Frequently Asked Questions

What does MSP mean in staffing?

MSP stands for Managed Service Provider or Managed Service Program. It describes a model where an external partner takes responsibility for managing a company's contingent or broader recruitment function — including sourcing, compliance, vendor management, and reporting — rather than simply filling individual roles on request.

What is the difference between MSP and SaaS?

An MSP is a recruitment and workforce management service (people, process, and program delivery). SaaS is software delivered via the cloud. Many MSP programs use SaaS-based Vendor Management Systems as operational tools, but the MSP itself is a managed service, not a software product.

What is the difference between an MSP and an RPO for energy hiring?

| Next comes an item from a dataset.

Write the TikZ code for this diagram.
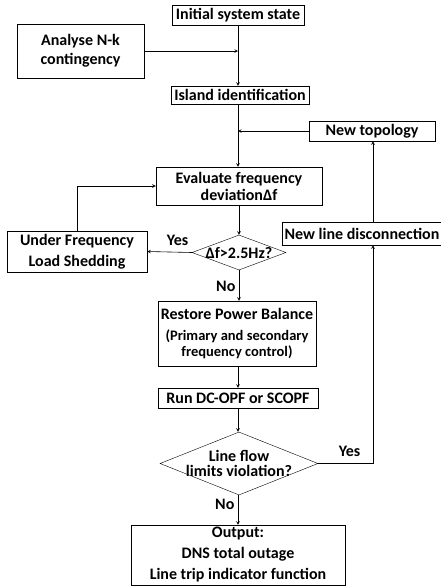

An RPO (Recruitment Process Outsourcing) focuses on permanent-hire recruitment and the full lifecycle for direct employees, while an MSP traditionally manages contingent or contract workforce. Many energy companies use elements of both — and some specialized partners offer integrated approaches that span both worker types.

How does a recruitment managed service reduce hiring risk in energy?

It embeds structured screening calibrated to energy-specific requirements (certification verification, compliance documentation, classification review) and applies consistent hiring standards across all requisitions. The result is fewer costly mis-hires and reduced exposure to regulatory penalties.

What types of roles can a recruitment managed service fill for energy companies?

The spectrum is wide: field technicians, engineers, drilling supervisors, project managers, HSE professionals, environmental planners, finance and accounting roles, and executive leadership. The right partner will align their coverage to your specific workforce requirements and sector focus.

How do I know if my energy company needs a recruitment managed service?

Consider it when you face recurring difficulty filling specialized roles, are managing multiple staffing vendors with inconsistent results, lack internal visibility into recruitment spend or performance, or are managing rapid workforce growth tied to project expansions or energy transition.